When NBA Commissioner Adam Silver handed Los Angeles Clippers owner Donald Sterling a lifetime ban and $2.5 million fine for his racist remarks during a private conversation, it was obvious to me he did the right thing.

Derek Wolfe

Regardless of the origin of the recording, Sterling was further exposed as the racist he truly is. The key word here is “further.”

As many other articles have already said, it’s unfortunate it got to this point in the first place to punish Sterling. He has a long history of prejudiced views that he implemented into his business. Both in 2003 and 2006, he was sued for housing discrimination in a case in which he essentially tried to prevent African-Americans from renting out his properties. By all accounts, that is far worse and has a much more devastating impact than his most recent comments. But in the end, Sterling ultimately got what was coming to him, and it appears he will eventually be stripped of his ownership of the team. Justice is served. Finally.

The same cannot be said about former NBA superstar Shaquille O’Neal whose own shameful act was overshadowed by the Sterling coverage. Earlier this week, Shaq posted a disgusting photo on his Instagram of him contorting his face mocking 23-year-old Jahmel Binion of Detroit.

Binion has a rare condition called ectodermal dysplasia. It results in missing teeth and hair and also an inability to sweat. While it’s certainly possible that Shaq did not realize Binion had a condition, I really don’t care. Especially in a week that emphasized being careful in how you think, what you say and what you do, Shaq’s actions were idiotic and insensitive. And let’s not forget Shaq also has an MBA and Ed. D. Inexcusable.

As of now, it appears that all Shaq has done is apologize. On his Twitter, he wrote, “Made a new friend today when I called and apologized to Jahmel Binion. Great dude.” Binion appreciated the phone call but was still clearly upset when he was interviewed: “I was thinking ‘Man, he’s supposed to be this role model, someone everyone is supposed to look up to. If Shaq does something like this, [everyone] will think, ‘We should do this.’”

Binion hit the nail on the head. Shaq is a public figure and must act like one.
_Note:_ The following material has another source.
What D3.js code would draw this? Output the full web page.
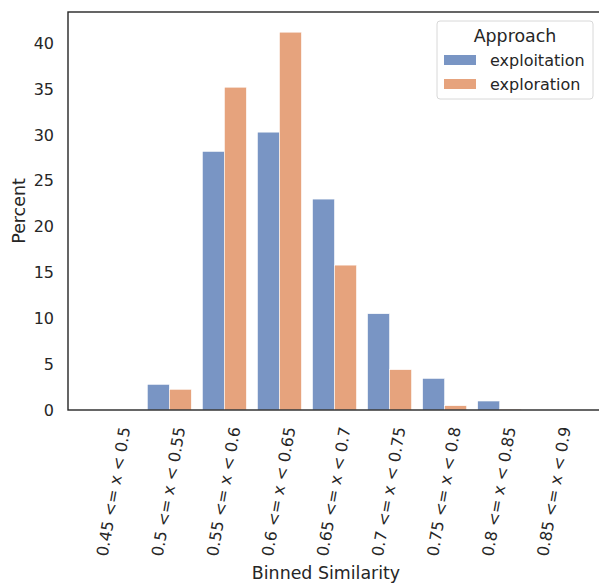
<!DOCTYPE html>
<html>
<head>
<meta charset="utf-8">
<script src="https://cdn.jsdelivr.net/npm/d3@7"></script>
<style>
  body { margin: 0; background: #fff; }
  svg { font-family: "DejaVu Sans", sans-serif; }
</style>
</head>
<body>
<svg width="599" height="584"></svg>
<script>
'use strict';

// bins and percentages per approach
const bins = ["0.45 <= x < 0.5", "0.5 <= x < 0.55", "0.55 <= x < 0.6", "0.6 <= x < 0.65",
  "0.65 <= x < 0.7", "0.7 <= x < 0.75", "0.75 <= x < 0.8", "0.8 <= x < 0.85", "0.85 <= x < 0.9"];
const approaches = ["exploitation", "exploration"];
const exploitation = [0, 2.8, 28.2, 30.3, 23.0, 10.5, 3.45, 0.98, 0];
const exploration = [0, 2.26, 35.2, 41.2, 15.8, 4.4, 0.47, 0.1, 0];
const yTicks = [0, 5, 10, 15, 20, 25, 30, 35, 40];

// seaborn "deep" palette
const colors = { exploitation: "#4c72b0", exploration: "#dd8452" };
const series = { exploitation, exploration };

const M = { left: 68, top: 12, right: 601, bottom: 410 };

const svg = d3.select("svg");

// axis range roughly -0.84 .. 8.84 bins
const x = d3.scaleLinear().domain([-0.84, 8.84]).range([M.left, M.right]);
const y = d3.scaleLinear().domain([0, 43.4]).range([M.bottom, M.top]);
const barW = x(0.4) - x(0);

// bars
approaches.forEach((a, k) => {
  svg.append("g").selectAll("rect")
    .data(series[a])
    .enter()
    .append("rect")
    .attr("x", (d, i) => x(i) - barW + k * barW)
    .attr("y", d => y(d))
    .attr("width", barW)
    .attr("height", d => y(0) - y(d))
    .attr("fill", colors[a])
    .attr("fill-opacity", 0.75)
    .attr("stroke", "#fff")
    .attr("stroke-width", 0.6);
});

// frame
svg.append("rect")
  .attr("x", M.left).attr("y", M.top)
  .attr("width", M.right - M.left).attr("height", M.bottom - M.top)
  .attr("fill", "none").attr("stroke", "#262626").attr("stroke-width", 1.4);

// y tick labels
svg.append("g").selectAll("text")
  .data(yTicks)
  .enter()
  .append("text")
  .attr("x", M.left - 14)
  .attr("y", d => y(d))
  .attr("dy", "0.36em")
  .attr("text-anchor", "end")
  .style("font-size", "16px")
  .style("fill", "#262626")
  .text(d => d);

// x tick labels, rotated 80 degrees, bbox centred on the bin
const cos80 = Math.cos(80 * Math.PI / 180);
svg.append("g").selectAll("text")
  .data(bins)
  .enter()
  .append("text")
  .attr("text-anchor", "end")
  .attr("dy", "0.36em")
  .style("font-size", "16px")
  .style("fill", "#262626")
  .text(d => d)
  .each(function(d, i) {
    const len = this.getComputedTextLength();
    const tx = x(i) + len * cos80 / 2 - 1;
    d3.select(this).attr("transform", `translate(${tx}, ${M.bottom + 17}) rotate(-80)`);
  });

// axis titles
svg.append("text")
  .attr("x", 326)
  .attr("y", 579)
  .attr("text-anchor", "middle")
  .style("font-size", "17.4px")
  .style("fill", "#262626")
  .text("Binned Similarity");

svg.append("text")
  .attr("transform", `translate(25, ${(M.top + M.bottom) / 2}) rotate(-90)`)
  .attr("text-anchor", "middle")
  .style("font-size", "17.4px")
  .style("fill", "#262626")
  .text("Percent");

// legend
const lg = svg.append("g").attr("transform", "translate(437, 21)");
lg.append("rect")
  .attr("width", 156).attr("height", 78).attr("rx", 3)
  .attr("fill", "#fff").attr("fill-opacity", 0.8)
  .attr("stroke", "#d8d8d8").attr("stroke-width", 1);
lg.append("text")
  .attr("x", 78).attr("y", 21)
  .attr("text-anchor", "middle")
  .style("font-size", "17.4px")
  .style("fill", "#262626")
  .text("Approach");
approaches.forEach((a, k) => {
  const row = lg.append("g").attr("transform", `translate(7, ${34 + k * 24})`);
  row.append("rect")
    .attr("width", 32).attr("height", 10)
    .attr("fill", colors[a]).attr("fill-opacity", 0.75);
  row.append("text")
    .attr("x", 46).attr("y", 5).attr("dy", "0.36em")
    .style("font-size", "16px")
    .style("fill", "#262626")
    .text(a);
});
</script>
</body>
</html>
But more importantly, he’s a human who should show compassion for others. We should expect better from him. And we should also expect more from the NBA.

Shaq targeted another person. That is bullying, intentional or not, and is almost as equally atrocious as Sterling’s racist comments. If Adam Silver doesn’t punish him, then what exactly was the point of making an example out of Sterling? He created a new precedent that if your actions do not fall in the line with the NBA’s brand, you should be punished. Silver must abide by his own standards.

But so should we. Large TV media sources, such as CNN, Fox News, MSNBC and ESPN, have proven since the dawn of news that they will only cover the most controversial and interesting stories. What made the Sterling story so interesting was that players were threatening to boycott. Players are most definitely not going to boycott over a picture Shaq, an NBA icon, put up on his Instagram. No way.

So that leaves it up to us. We have to relentlessly educate each other about what is right and wrong at all times because there is no summer vacation from life. If the citizens of the United States are truly serious about removing the hateful, prejudiced behavior that stains our society, then every moment has to become a teaching moment. If something is racist on Monday, then it also has to be racist on Friday.

Consistency is key.

I want to live in a world without so much hatred. While that’s certainly a tall order, learning to think twice before we say — or post — something is a good place to start.